**Given exercise:**
Transcribe every line exactly and omit anything that is a picture.

**Data block:**
* * * * *
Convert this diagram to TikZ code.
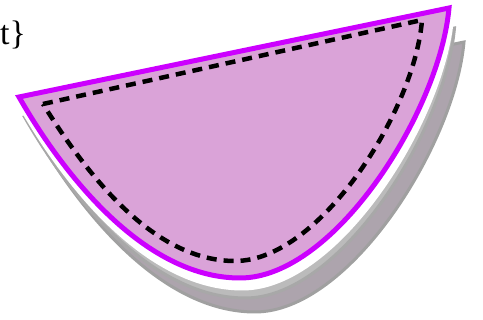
\documentclass[tikz,border=0pt]{standalone}
\usepackage{fontspec}
\setmainfont{Liberation Serif}
\definecolor{plumfill}{RGB}{218,163,216}
\definecolor{violetline}{RGB}{204,0,255}
\definecolor{shadowA}{RGB}{187,187,187}
\definecolor{shadowAline}{RGB}{168,168,168}
\definecolor{shadowB}{RGB}{173,164,173}
\definecolor{shadowBline}{RGB}{160,160,160}
\tikzset{
  mainshape/.style={fill=plumfill, draw=violetline, line width=5pt},
  whitecopy/.style={fill=white, draw=white, line width=5pt},
  shadowone/.style={fill=shadowA, draw=shadowAline, line width=3pt},
  shadowtwo/.style={fill=shadowB, draw=shadowBline, line width=3pt},
  innerdash/.style={draw=black, line width=4.5pt, dash pattern=on 10pt off 7pt},
  lbl/.style={inner sep=0pt, anchor=base west, font=\fontsize{34}{40}\selectfont}
}
\newcommand{\blobpath}{(19,97) -- (449,8) .. controls (440,110) and (335,278) .. (240,278) .. controls (150,278) and (70,186) .. cycle}
\begin{document}
\begin{tikzpicture}[x=1pt,y=-1pt]
\useasboundingbox (0,0) rectangle (483,320);
% shadows
\path[shadowtwo, shift={(15,34)}] \blobpath;
\path[shadowone, shift={(5.5,20)}] \blobpath;
\path[whitecopy, shift={(2.5,10)}] \blobpath;
% main shape
\path[mainshape] \blobpath;
% inner dashed outline
\path[innerdash] (43,104) -- (422,20) .. controls (415,110) and (320,261) .. (235,261) .. controls (150,261) and (83,168) .. cycle;
% text
\node[lbl] (t) at (0,45) {t\}};
\end{tikzpicture}
\end{document}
* * * * *
**Exercise output:**
Convert this diagram to TikZ code.
\documentclass[tikz,border=0pt]{standalone}
\usepackage{fontspec}
\setmainfont{Liberation Serif}
\definecolor{plumfill}{RGB}{218,163,216}
\definecolor{violetline}{RGB}{204,0,255}
\definecolor{shadowA}{RGB}{187,187,187}
\definecolor{shadowAline}{RGB}{168,168,168}
\definecolor{shadowB}{RGB}{173,164,173}
\definecolor{shadowBline}{RGB}{160,160,160}
\tikzset{
  mainshape/.style={fill=plumfill, draw=violetline, line width=5pt},
  whitecopy/.style={fill=white, draw=white, line width=5pt},
  shadowone/.style={fill=shadowA, draw=shadowAline, line width=3pt},
  shadowtwo/.style={fill=shadowB, draw=shadowBline, line width=3pt},
  innerdash/.style={draw=black, line width=4.5pt, dash pattern=on 10pt off 7pt},
  lbl/.style={inner sep=0pt, anchor=base west, font=\fontsize{34}{40}\selectfont}
}
\newcommand{\blobpath}{(19,97) -- (449,8) .. controls (440,110) and (335,278) .. (240,278) .. controls (150,278) and (70,186) .. cycle}
\begin{document}
\begin{tikzpicture}[x=1pt,y=-1pt]
\useasboundingbox (0,0) rectangle (483,320);
% shadows
\path[shadowtwo, shift={(15,34)}] \blobpath;
\path[shadowone, shift={(5.5,20)}] \blobpath;
\path[whitecopy, shift={(2.5,10)}] \blobpath;
% main shape
\path[mainshape] \blobpath;
% inner dashed outline
\path[innerdash] (43,104) -- (422,20) .. controls (415,110) and (320,261) .. (235,261) .. controls (150,261) and (83,168) .. cycle;
% text
\node[lbl] (t) at (0,45) {t\}};
\end{tikzpicture}
\end{document}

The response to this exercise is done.